O livro de Casati envolve em nível intelectual e afetivo, rico na concretude humana à qual a fé cristã é chamada. O recorte adotado não é exegético, mas espiritual-experiencial. Não há notas nem bibliografia. O autor sempre atualiza as palavras do Evangelho para a vivência atual do discípulo. Amar a terra e os rostos dos seres humanos, acariciá-los com a mansidão de Jesus: uma bela tarefa para os cristãos.
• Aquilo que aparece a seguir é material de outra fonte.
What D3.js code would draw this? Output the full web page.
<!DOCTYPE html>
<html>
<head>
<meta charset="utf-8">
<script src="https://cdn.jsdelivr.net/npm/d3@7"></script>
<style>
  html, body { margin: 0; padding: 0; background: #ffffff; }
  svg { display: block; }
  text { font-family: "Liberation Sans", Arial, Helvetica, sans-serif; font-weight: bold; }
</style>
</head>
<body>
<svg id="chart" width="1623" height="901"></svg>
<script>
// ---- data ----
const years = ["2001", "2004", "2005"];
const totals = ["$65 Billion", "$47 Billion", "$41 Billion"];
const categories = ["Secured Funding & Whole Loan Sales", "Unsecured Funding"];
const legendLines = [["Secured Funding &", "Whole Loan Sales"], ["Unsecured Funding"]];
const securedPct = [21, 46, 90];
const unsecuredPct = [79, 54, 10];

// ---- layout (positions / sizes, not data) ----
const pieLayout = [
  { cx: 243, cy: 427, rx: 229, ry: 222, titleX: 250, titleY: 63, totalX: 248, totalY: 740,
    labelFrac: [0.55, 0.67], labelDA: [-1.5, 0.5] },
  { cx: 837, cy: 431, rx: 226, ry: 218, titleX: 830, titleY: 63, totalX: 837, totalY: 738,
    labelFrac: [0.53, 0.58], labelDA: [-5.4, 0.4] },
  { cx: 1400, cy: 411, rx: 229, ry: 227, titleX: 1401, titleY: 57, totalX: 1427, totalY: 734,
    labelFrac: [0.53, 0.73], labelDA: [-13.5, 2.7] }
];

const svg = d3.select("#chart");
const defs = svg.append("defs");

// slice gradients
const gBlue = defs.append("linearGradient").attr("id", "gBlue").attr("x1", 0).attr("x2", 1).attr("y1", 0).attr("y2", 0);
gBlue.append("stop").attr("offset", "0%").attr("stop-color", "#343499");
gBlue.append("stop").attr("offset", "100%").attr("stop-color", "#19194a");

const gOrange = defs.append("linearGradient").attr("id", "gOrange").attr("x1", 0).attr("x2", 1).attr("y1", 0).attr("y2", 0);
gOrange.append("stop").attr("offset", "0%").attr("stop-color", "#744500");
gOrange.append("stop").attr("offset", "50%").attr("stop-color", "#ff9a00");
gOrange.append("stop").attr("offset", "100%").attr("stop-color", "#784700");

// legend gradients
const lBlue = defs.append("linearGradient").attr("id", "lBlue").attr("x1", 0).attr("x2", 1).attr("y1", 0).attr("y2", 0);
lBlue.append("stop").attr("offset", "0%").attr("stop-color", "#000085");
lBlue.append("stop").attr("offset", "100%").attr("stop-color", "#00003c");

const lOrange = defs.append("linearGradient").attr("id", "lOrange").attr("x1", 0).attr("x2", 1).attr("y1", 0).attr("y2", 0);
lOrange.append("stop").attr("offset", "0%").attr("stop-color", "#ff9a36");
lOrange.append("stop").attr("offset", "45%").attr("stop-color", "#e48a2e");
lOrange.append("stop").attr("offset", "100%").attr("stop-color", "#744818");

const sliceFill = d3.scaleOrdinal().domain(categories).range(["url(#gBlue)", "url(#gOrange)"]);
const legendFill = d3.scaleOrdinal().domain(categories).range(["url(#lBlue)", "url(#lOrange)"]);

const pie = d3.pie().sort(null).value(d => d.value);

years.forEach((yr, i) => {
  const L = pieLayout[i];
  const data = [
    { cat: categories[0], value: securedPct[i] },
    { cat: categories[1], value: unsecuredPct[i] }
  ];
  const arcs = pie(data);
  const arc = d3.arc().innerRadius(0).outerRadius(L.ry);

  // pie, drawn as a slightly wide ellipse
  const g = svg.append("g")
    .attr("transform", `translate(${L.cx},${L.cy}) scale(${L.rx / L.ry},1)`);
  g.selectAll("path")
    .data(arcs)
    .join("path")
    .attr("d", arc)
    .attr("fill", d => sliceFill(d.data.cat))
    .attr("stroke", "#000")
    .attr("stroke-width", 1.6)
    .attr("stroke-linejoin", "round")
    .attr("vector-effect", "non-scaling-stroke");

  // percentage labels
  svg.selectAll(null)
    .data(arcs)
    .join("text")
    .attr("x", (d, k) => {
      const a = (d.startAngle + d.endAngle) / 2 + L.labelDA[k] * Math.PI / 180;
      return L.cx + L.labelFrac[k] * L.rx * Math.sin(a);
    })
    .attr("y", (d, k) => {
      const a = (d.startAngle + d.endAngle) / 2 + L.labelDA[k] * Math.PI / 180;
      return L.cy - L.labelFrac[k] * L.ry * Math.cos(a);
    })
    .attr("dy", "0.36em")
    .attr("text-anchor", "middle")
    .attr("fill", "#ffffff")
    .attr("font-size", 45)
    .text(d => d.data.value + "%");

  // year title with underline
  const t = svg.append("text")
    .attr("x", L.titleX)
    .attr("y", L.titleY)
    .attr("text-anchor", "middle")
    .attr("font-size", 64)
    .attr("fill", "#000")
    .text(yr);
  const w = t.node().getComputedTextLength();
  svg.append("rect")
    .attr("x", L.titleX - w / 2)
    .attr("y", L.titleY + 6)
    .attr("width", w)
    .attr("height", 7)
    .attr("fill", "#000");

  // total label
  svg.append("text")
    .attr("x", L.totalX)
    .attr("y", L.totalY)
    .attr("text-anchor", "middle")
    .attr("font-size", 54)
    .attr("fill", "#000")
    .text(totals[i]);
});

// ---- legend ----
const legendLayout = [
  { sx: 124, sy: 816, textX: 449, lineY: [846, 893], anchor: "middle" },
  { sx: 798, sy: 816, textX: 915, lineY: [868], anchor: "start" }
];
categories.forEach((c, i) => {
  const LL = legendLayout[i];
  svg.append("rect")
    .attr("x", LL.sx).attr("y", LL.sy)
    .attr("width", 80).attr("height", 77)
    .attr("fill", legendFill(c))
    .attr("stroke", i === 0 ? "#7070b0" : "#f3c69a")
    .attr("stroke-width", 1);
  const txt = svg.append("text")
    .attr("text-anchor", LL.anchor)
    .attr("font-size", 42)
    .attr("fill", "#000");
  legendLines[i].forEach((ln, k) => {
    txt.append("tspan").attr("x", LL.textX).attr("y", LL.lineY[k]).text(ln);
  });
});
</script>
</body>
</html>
Críticas pontuais e severas também não são poupadas à Igreja aqui e ali, mas o tom do autor é sempre sereno, positivo e construtivo.
Gostaríamos de concluir estas notas relatando um dos textos poéticos do autor:
Como de uma fissura
na noite extrema
vaza sem ferir
uma luz,
enternecimento da angústia.
Presenças leves
como que de mistério,
sussurros de vida
no jardim do túmulo vazio,
entre as portas
abertas do cenáculo,
no cheiro de peixe assado
nas areias extasiadas
do litoral:
é o Senhor.
Por que choras, Maria?
Não o procures
entre coisas mortas.
Acende uma lâmpada na tua janela
e sê sinal na noite
porque passou por aqui,
hoje, o Vivente, o Ressuscitado (pp. 349-350).
CASATI, Angelo. Sulla terra le sue orme. Commento al Vangelo di Luca (Biblica). Bolonha: EDB, 2021, 368 páginas.